The NVIDIA RTX 3090 Ti, while a powerful GPU with 10752 CUDA cores and 24GB of GDDR6X VRAM, falls short of the VRAM requirement for running Qwen 2.5 72B, even with aggressive quantization. The Q4_K_M quantization reduces the model's footprint to approximately 36GB, but this still exceeds the 3090 Ti's available 24GB. This VRAM deficit will prevent the model from loading and running effectively, as the entire model and its working memory cannot fit within the GPU's memory.

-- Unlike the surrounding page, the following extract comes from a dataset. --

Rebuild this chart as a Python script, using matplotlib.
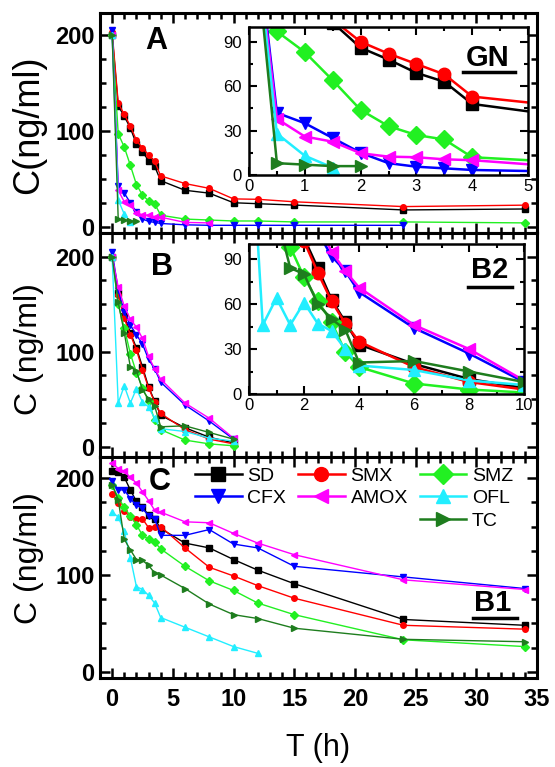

Memory bandwidth, while substantial at 1.01 TB/s on the RTX 3090 Ti, is secondary to the VRAM limitation in this scenario. Even with sufficient bandwidth, the GPU cannot process data it cannot store. The Ampere architecture's Tensor Cores would be beneficial for accelerating matrix multiplications during inference, but they remain unusable without the necessary memory capacity. The high TDP of 450W also becomes a non-issue since the model will likely not be able to run.

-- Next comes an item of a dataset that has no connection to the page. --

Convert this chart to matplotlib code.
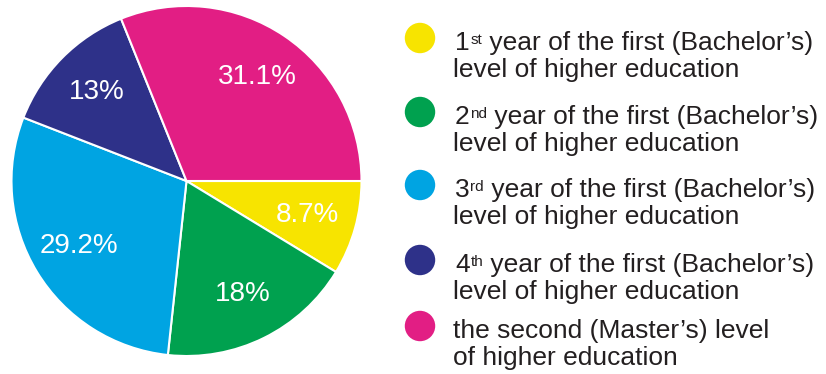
import matplotlib
matplotlib.use("Agg")
import matplotlib.pyplot as plt

plt.rcParams['font.family'] = ['Liberation Sans', 'DejaVu Sans']

# study levels, shares in percent
shares = [8.7, 18, 29.2, 13, 31.1]
# legend text: (number, ordinal suffix, rest of first line, second line)
label_num = ['1', '2', '3', '4', '']
label_sup = ['st', 'nd', 'rd', 'th', '']
label_line1 = [' year of the first (Bachelor\u2019s)'] * 4 + ['the second (Master\u2019s) level']
label_line2 = ['level of higher education'] * 4 + ['of higher education']
colors = ['#F7E400', '#00A14F', '#00A4E2', '#2E3189', '#E21E84']

W, H = 826, 374
fig = plt.figure(figsize=(W / 100, H / 100), dpi=100)

# pie, centre ~ (186, 181) px, radius ~175 px
cx, cy, r = 186.5, 181, 175
ax = fig.add_axes([(cx - r) / W, (H - cy - r) / H, 2 * r / W, 2 * r / H])
wedges, _, autotexts = ax.pie(
    shares, colors=colors, startangle=0, counterclock=False,
    autopct=lambda p: '%g%%' % round(p, 1), pctdistance=0.72,
    wedgeprops=dict(edgecolor='white', linewidth=1.5),
    textprops=dict(color='white', fontsize=20))
ax.set_xlim(-1, 1)
ax.set_ylim(-1, 1)

# legend drawn by hand, pixel coordinates
lax = fig.add_axes([0, 0, 1, 1])
lax.set_xlim(0, W)
lax.set_ylim(H, 0)
lax.axis('off')
row_y = [38, 112, 185, 260, 326]
fs = 19
tc = '#231F20'
tx = 455
for y, c, num, sup, l1, l2 in zip(row_y, colors, label_num, label_sup,
                                  label_line1, label_line2):
    lax.scatter([420], [y], s=480, color=c, edgecolors='none')
    base = y + 12
    if num:
        t_num = lax.text(tx, base, num, fontsize=fs, color=tc, va='baseline')
        t_sup = lax.annotate(sup, xy=(1, 1), xycoords=t_num, xytext=(0.5, -1.5),
                             textcoords='offset points', fontsize=11, color=tc,
                             va='top', ha='left')
        lax.annotate(l1, xy=(1, base), xycoords=(t_sup, 'data'),
                     fontsize=fs, color=tc, va='baseline', ha='left')
    else:
        lax.text(tx - 2, base, l1, fontsize=fs, color=tc, va='baseline')
    lax.text(tx - 2, base + 27, l2, fontsize=fs, color=tc, va='baseline')

fig.savefig('out.png', dpi=100, facecolor='white')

Unfortunately, running Qwen 2.5 72B on a single RTX 3090 Ti is not feasible due to the VRAM limitation. Consider using a GPU with at least 36GB of VRAM or exploring alternative solutions like offloading layers to system RAM. Offloading will significantly degrade performance, making it unsuitable for real-time applications. Another option is to use a smaller model variant that fits within the available VRAM or use distributed inference across multiple GPUs, if possible.